__Requirements__.
Reproduce, character for character, the lines below from the first through the one with "const yName = 'Ice thickness [m]';". Leave pictures out.

__Data section__.
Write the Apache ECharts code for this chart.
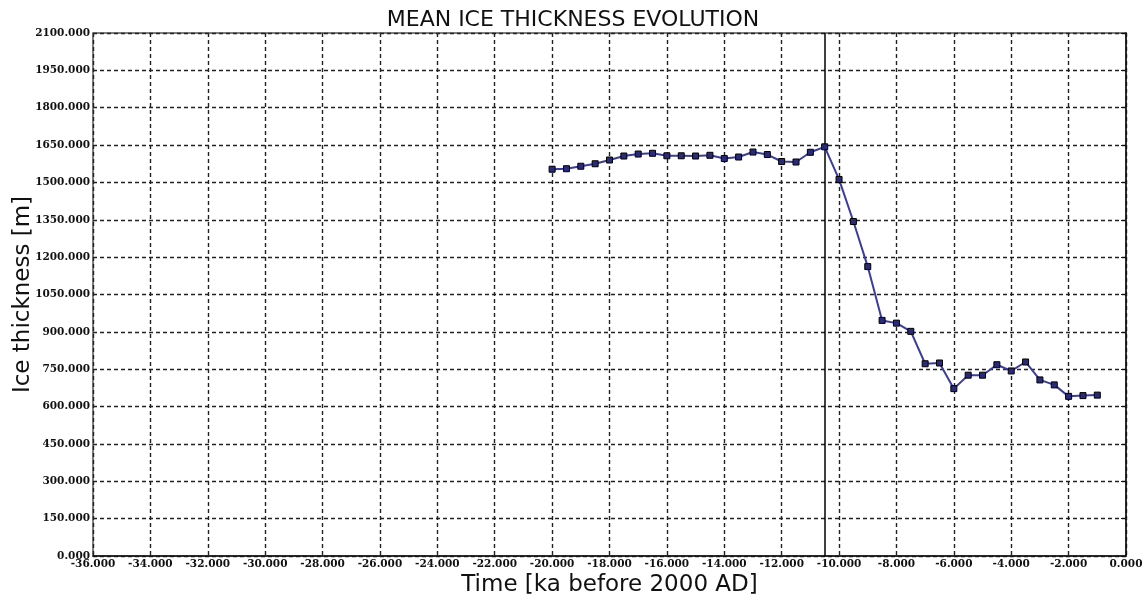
<!DOCTYPE html>
<html><head><meta charset="utf-8">
<script src="https://cdn.jsdelivr.net/npm/echarts@6/dist/echarts.min.js"></script>
<style>html,body{margin:0;padding:0;background:#fff}#c{width:1146px;height:599px}</style>
</head><body><div id="c"></div>
<script>
const timeKa = [-20,-19.5,-19,-18.5,-18,-17.5,-17,-16.5,-16,-15.5,-15,-14.5,-14,-13.5,-13,-12.5,-12,-11.5,-11,-10.5,-10,-9.5,-9,-8.5,-8,-7.5,-7,-6.5,-6,-5.5,-5,-4.5,-4,-3.5,-3,-2.5,-2,-1.5,-1];
const thickness = [1553,1555,1565,1575,1590,1606,1614,1617,1607,1607,1606,1609,1596,1602,1622,1612,1584,1582,1621,1643,1512,1343,1162,946,935,902,772,775,672,726,726,768,743,779,707,687,641,644,646];
const markerTime = [-10.5];
const titleText = 'MEAN ICE THICKNESS EVOLUTION';
const xName = 'Time [ka before 2000 AD]';
const yName = 'Ice thickness [m]';

const chart = echarts.init(document.getElementById('c'));
const gridLine = {show:true, lineStyle:{color:'#222', type:[4,3], width:1.4}};
chart.setOption({
  animation:false,
  title:{text:titleText, left:'center', top:4, textStyle:{fontFamily:'DejaVu Sans', fontWeight:'normal', fontSize:22, color:'#111'}},
  grid:{left:93, right:20, top:33, bottom:43, outerBoundsMode:'none', containLabel:false, show:true, borderColor:'#555', borderWidth:1.5},
  xAxis:{type:'value', min:-36, max:0, interval:2,
    name:xName, nameLocation:'middle', nameGap:18, nameMoveOverlap:false,
    nameTextStyle:{fontFamily:'DejaVu Sans', fontSize:23, color:'#111'},
    axisLine:{onZero:false, lineStyle:{color:'#111', width:1.5}},
    axisTick:{show:false},
    axisLabel:{formatter:v=>v.toFixed(3), fontFamily:'DejaVu Serif', fontWeight:'bold', fontSize:10.5, color:'#111', margin:3, showMaxLabel:true},
    splitLine:gridLine},
  yAxis:{type:'value', min:0, max:2100, interval:150,
    name:yName, nameLocation:'middle', nameGap:58, nameMoveOverlap:false,
    nameTextStyle:{fontFamily:'DejaVu Sans', fontSize:23, color:'#111'},
    axisLine:{show:true, lineStyle:{color:'#111', width:1.5}},
    axisTick:{show:true, length:5, lineStyle:{color:'#111'}},
    axisLabel:{formatter:v=>v.toFixed(3), fontFamily:'DejaVu Serif', fontWeight:'bold', fontSize:10.5, color:'#111', margin:3},
    splitLine:gridLine},
  series:[{
    type:'line',
    data:timeKa.map((t,i)=>[t,thickness[i]]),
    symbol:'rect', symbolSize:6,
    itemStyle:{color:'#2a2a7a', borderColor:'#000', borderWidth:1},
    lineStyle:{color:'#3c3c9c', width:2},
    markLine:{silent:true, symbol:'none', label:{show:false},
      lineStyle:{color:'#000', type:'solid', width:1.5},
      data:markerTime.map(v=>({xAxis:v}))},
    z:5
  }]
});
</script></body></html>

__Solution__.
Write the Apache ECharts code for this chart.
<!DOCTYPE html>
<html><head><meta charset="utf-8">
<script src="https://cdn.jsdelivr.net/npm/echarts@6/dist/echarts.min.js"></script>
<style>html,body{margin:0;padding:0;background:#fff}#c{width:1146px;height:599px}</style>
</head><body><div id="c"></div>
<script>
const timeKa = [-20,-19.5,-19,-18.5,-18,-17.5,-17,-16.5,-16,-15.5,-15,-14.5,-14,-13.5,-13,-12.5,-12,-11.5,-11,-10.5,-10,-9.5,-9,-8.5,-8,-7.5,-7,-6.5,-6,-5.5,-5,-4.5,-4,-3.5,-3,-2.5,-2,-1.5,-1];
const thickness = [1553,1555,1565,1575,1590,1606,1614,1617,1607,1607,1606,1609,1596,1602,1622,1612,1584,1582,1621,1643,1512,1343,1162,946,935,902,772,775,672,726,726,768,743,779,707,687,641,644,646];
const markerTime = [-10.5];
const titleText = 'MEAN ICE THICKNESS EVOLUTION';
const xName = 'Time [ka before 2000 AD]';
const yName = 'Ice thickness [m]';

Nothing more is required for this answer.